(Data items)
══════════════════════════════
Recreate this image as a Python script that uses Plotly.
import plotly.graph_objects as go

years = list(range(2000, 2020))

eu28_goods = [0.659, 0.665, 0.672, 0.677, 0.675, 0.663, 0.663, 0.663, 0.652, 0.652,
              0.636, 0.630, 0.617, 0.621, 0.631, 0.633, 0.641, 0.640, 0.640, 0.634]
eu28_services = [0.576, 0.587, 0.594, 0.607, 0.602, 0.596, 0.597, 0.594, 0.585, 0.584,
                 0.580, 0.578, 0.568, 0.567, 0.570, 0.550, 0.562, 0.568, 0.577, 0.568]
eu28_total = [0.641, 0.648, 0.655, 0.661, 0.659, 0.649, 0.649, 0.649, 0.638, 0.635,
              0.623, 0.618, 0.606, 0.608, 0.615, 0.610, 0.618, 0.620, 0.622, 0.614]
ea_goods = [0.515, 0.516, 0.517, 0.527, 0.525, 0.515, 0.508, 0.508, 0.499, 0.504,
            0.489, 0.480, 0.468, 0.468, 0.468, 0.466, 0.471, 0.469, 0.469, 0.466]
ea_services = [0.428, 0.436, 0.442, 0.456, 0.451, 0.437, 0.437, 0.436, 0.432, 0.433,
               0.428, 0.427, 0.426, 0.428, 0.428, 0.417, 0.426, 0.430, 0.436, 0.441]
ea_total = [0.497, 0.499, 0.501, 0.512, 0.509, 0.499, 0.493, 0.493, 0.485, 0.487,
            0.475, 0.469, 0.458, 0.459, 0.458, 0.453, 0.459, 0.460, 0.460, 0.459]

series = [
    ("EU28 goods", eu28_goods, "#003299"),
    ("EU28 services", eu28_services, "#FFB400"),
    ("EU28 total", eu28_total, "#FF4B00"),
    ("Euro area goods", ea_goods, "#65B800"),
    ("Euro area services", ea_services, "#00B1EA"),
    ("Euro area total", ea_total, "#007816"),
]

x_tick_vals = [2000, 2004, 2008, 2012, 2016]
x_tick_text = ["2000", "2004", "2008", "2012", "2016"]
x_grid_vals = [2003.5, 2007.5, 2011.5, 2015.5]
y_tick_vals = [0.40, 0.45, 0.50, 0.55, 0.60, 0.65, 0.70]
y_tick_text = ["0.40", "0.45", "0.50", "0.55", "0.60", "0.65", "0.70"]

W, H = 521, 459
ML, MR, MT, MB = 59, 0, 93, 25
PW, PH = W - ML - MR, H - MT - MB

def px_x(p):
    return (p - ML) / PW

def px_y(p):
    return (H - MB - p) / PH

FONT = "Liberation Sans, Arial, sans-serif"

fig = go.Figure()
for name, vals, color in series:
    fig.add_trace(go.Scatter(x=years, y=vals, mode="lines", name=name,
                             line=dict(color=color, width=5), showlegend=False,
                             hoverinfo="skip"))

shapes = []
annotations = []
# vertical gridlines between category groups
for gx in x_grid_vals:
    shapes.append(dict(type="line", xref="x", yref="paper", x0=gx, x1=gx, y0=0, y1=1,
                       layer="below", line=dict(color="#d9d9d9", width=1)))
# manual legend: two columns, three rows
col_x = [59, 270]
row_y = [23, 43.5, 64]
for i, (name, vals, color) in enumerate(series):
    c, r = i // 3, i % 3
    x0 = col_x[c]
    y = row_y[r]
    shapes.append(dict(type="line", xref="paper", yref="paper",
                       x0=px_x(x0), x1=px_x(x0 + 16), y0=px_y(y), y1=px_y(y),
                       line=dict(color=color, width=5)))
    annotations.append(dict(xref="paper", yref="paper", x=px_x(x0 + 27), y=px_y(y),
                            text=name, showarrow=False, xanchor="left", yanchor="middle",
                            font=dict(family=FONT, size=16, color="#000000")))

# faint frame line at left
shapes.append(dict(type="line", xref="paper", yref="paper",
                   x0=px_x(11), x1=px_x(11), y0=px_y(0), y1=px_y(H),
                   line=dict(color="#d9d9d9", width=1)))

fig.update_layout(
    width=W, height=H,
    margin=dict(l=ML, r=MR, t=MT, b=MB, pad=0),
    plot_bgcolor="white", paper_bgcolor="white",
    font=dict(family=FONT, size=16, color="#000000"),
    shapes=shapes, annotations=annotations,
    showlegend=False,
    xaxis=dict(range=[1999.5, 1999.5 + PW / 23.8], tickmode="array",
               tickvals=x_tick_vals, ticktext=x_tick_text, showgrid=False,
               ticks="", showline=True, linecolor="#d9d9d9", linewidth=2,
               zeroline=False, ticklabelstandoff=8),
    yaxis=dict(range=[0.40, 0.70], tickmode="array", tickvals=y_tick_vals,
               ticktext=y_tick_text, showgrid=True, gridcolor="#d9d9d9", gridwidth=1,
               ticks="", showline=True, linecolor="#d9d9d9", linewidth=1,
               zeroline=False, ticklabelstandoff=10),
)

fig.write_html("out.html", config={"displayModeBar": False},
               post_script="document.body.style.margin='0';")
══════════════════════════════
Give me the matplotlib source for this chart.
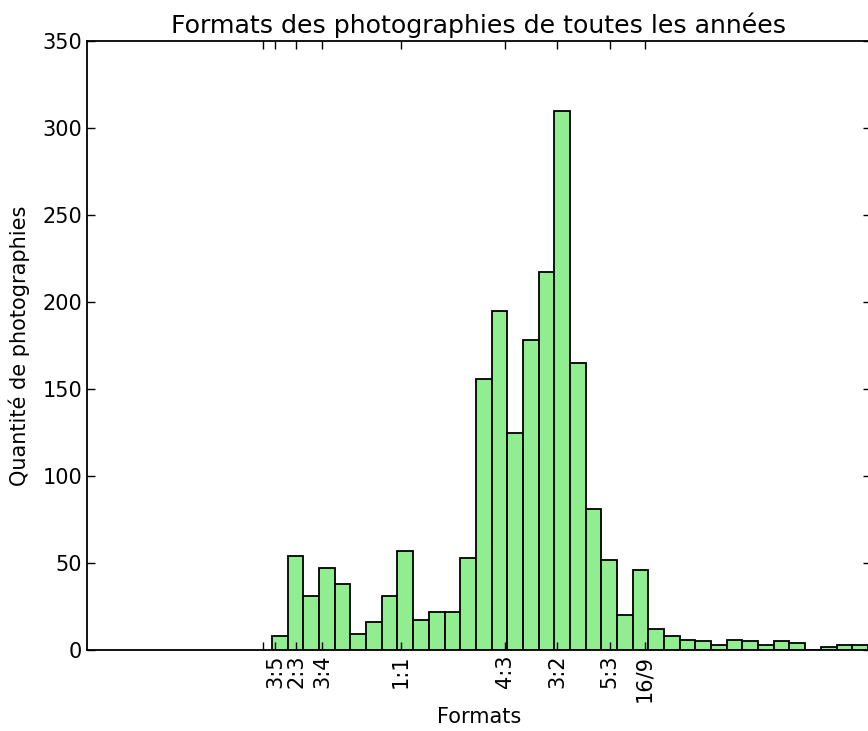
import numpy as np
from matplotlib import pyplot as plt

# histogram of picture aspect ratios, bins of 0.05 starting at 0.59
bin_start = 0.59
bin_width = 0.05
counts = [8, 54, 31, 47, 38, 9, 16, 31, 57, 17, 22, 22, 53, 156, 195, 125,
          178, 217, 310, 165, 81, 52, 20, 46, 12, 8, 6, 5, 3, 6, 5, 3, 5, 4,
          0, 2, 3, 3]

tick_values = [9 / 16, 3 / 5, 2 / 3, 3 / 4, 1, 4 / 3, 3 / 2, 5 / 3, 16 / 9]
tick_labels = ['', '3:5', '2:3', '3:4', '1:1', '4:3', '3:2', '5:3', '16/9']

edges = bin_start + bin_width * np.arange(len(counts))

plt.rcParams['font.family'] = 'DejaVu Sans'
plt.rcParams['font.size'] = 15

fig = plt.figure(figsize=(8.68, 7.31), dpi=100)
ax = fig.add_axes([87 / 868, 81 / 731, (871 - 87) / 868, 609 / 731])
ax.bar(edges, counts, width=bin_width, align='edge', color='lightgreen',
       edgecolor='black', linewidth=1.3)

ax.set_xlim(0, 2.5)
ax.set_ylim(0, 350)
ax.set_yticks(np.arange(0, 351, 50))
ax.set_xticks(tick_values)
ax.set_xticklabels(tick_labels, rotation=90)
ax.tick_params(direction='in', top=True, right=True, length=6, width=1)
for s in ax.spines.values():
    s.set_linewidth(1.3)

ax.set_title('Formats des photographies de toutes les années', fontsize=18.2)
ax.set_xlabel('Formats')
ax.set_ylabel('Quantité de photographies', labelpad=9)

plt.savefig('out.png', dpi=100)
══════════════════════════════
Search the listing above for the string "this". Copy every line that contains it.

◆ **WRITTEN REPLY**
Recreate this image as a Python script that uses Plotly.
Give me the matplotlib source for this chart.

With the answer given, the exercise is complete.